TAS in Session: Shearwater

Tim Teeling
by Alisa Ali | 05/17/2010 | 12:00am

Shearwater album cover

Shearwater began as a side project of Okkervil River members Will Sheff and Jonathan Meiburg. Over time the two decided to part ways, Will remaining with Okkervil River and Jonathan focusing on Shearwater.

While Okkervil River may be the more recognizable name, Shearwater, which also includes Kimberly Burke and Thor Harris and touring members Jordan Geiger and Kevin Schneider, has been quietly collecting fans and critical acclaim along the way. Pitchfork, Spin and Blender are just a few of the publications which have lauded the band's albums, like 2006's Palo Santo. Their latest album, The Golden Archipelago is their sixth album, their third for Matador Records, and it's sort of a memoir to the natural world. Meiburg's impressive academic background in advanced avian studies - he spent a year in Tierra del Fuego and the Falkland Islands studying a bird called the striated caracara -- shines through on the songs in a very palatable way.

Meiburg and crew have been able to blend science and art together to form a sound that they describe as "Mystical Texas Nature Rock." True, the label doesn't exactly roll off the tongue but its actually pretty accurate. What would you expect from a band named after a long-lived seabird?

Watch videos below and read Alisa Ali's chat with Jonathan Melberg:

Alisa Ali: Now the studio version of "Meridian" opens with a little bit of a sample, tell me about that.

Jonathan Meiburg: it's a recording of people from Bikini Atoll [in the Marshall Islands] who were removed from their islands in 1946 so the US could do atomic testing there. They're singing their national anthem on the island of Kili, to which they've been exiled in 1998. It's a song of exile and despair, but it's delivered with this joy and energy that I thought was really interesting. I wanted the album to live in that place. Not only in the story of the people of that place, because they appear in different places through the record, but also that emotional state. Joy and sorrow.

I got in touch with a liaison for the people of Bikini Atoll and talked with him for a while and got permission to use it. It was really exciting.

Alisa: The songs are about the natural world on this album, but I'm always apprehensive to say what I think the songs are like because maybe the band disagrees?

Jonathan: The idea that this album is described as low key seems really strange to me; there's a lot of crazy, wild noise on this record and some loud numbers and some incredibly loud drums. Anyone expecting some quiet murmuring of guitar for the length of the album would be disappointed.

Alisa: But there is reflection on the natural world?

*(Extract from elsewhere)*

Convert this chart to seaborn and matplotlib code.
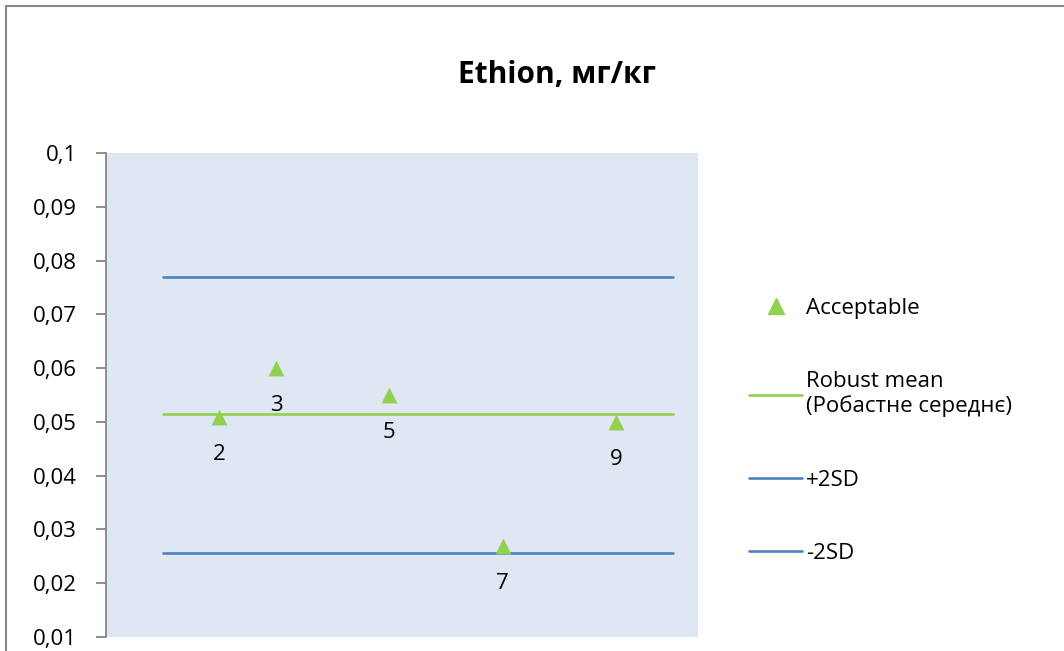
import matplotlib
matplotlib.use("Agg")
import matplotlib.pyplot as plt
import seaborn as sns
import pandas as pd
from matplotlib.lines import Line2D
from matplotlib.patches import Rectangle
from matplotlib.ticker import FuncFormatter

# data
labs = [2, 3, 5, 7, 9]
vals = [0.051, 0.060, 0.055, 0.027, 0.050]
line_x = [1, 10]
robust_mean = 0.0514
plus_2sd = 0.0770
minus_2sd = 0.0257

green = "#92D050"
blue = "#4F81BD"

sns.set_style("white")
plt.rcParams['font.family'] = ['Open Sans', 'DejaVu Sans']
plt.rcParams['text.color'] = 'black'
plt.rcParams['ytick.labelcolor'] = 'black'

fig = plt.figure(figsize=(10.64, 6.51), dpi=100)
ax = fig.add_axes([106/1064, 1-637/651, (698-106)/1064, (637-153)/651])
ax.set_facecolor("#DFE7F2")

df = pd.DataFrame({'lab': labs, 'value': vals})
lines = pd.DataFrame({'x': line_x * 3,
                      'y': [robust_mean]*2 + [plus_2sd]*2 + [minus_2sd]*2,
                      'name': ['mean']*2 + ['plus']*2 + ['minus']*2})

for nm, col in [('mean', green), ('plus', blue), ('minus', blue)]:
    sns.lineplot(data=lines[lines['name'] == nm], x='x', y='y', color=col,
                 linewidth=1.9, ax=ax)

sns.scatterplot(data=df, x='lab', y='value', marker='^', color=green, s=130,
                edgecolor=green, linewidth=0, ax=ax, zorder=5)

for l, v in zip(labs, vals):
    ax.annotate(str(l), (l, v), xytext=(0, -27), textcoords='offset points',
                ha='center', va='center', fontsize=16, color='black')

ax.set_xlim(0, 10.45)
ax.set_ylim(0.01, 0.1)
ax.set_yticks([0.01 * i for i in range(1, 11)])
ax.yaxis.set_major_formatter(FuncFormatter(lambda v, p: f"{v:.2f}".rstrip('0').replace('.', ',')))
ax.set_xticks([])
ax.set_xlabel("")
ax.set_ylabel("")
ax.tick_params(axis='y', which='major', length=7, width=1.3, color="#868686",
               labelsize=16, labelcolor='black', pad=14, left=True)
for s in ['top', 'right', 'bottom']:
    ax.spines[s].set_visible(False)
ax.spines['left'].set_color("#868686")
ax.spines['left'].set_linewidth(1.3)

fig.text(557/1064, 1-75/651, "Ethion, мг/кг", ha='center', va='center',
         fontsize=21.5, fontweight='bold', color='black')

handles = [
    Line2D([], [], marker='^', color=green, linestyle='none', markersize=11),
    Line2D([], [], color=green, linewidth=1.9),
    Line2D([], [], color=blue, linewidth=1.9),
    Line2D([], [], color=blue, linewidth=1.9),
]
names = ["Acceptable", "Robust mean\n(Робастне середнє)", "+2SD", "-2SD"]
fig.legend(handles, names, loc='upper left', bbox_to_anchor=(749/1064, 1-298/651),
           frameon=False, fontsize=16, handlelength=2.4, handletextpad=0.15,
           labelspacing=2.35, borderaxespad=0, borderpad=0, labelcolor='black')

# chart frame (cut off at right and bottom)
fig.add_artist(Rectangle((6/1064, -0.1), 1.2, 1.1 - 6/651, transform=fig.transFigure,
                         fill=False, edgecolor="#888888", linewidth=1.5))

fig.savefig("out.png", dpi=100)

Jonathan: Yeah, I've been to a lot of islands in the course of research or traveling. I wanted to explore my own experiences in these places, but also the fact that people tend to think of islands as places where they can project their fantasies of what they want the world to be like. That's sort of a theme throughout all of literature and history. So I wanted to think about the way that we're remaking the world according to our imaginations.

Alisa: After college you went on a traveling fellowship. That must have informed your music going forward?

Jonathan: The idea of that was that I was going to make a document or study of community life at the ends of the earth, but I was 21 years old and had no idea what I was doing. I just got on a plane and went to Tierra del Fuego and tried to figure it out from there. Ended up in the Falklands where I worked on a bird survey for several weeks, in the outmost islands of the Falklands, and that really changed the way I thought about the world and what it can be like. That started me on a journey where I ended up studying science and ending up as a musician.

Alisa: How do science and music merge?

Jonathan: Science and art are two different ways of approaching the mysteries of the world and the ways in which we understand them. With one of them you try to use your absolutely conscious, logical mind and the other, you use your unconscious illogical mind. But the enthusiasm that drives them is very similar.

Jordan Geiger: People are always asking us how to describe Shearwater's music and the term that I came up with is "Mystical Texas Nature Rock." So Thor would be the "mysticism," Kevin would be the "Texas," Jonathon's the "nature," I would maybe be the "rock" and Kim, who's not here, would be the glue that holds the whole thing together.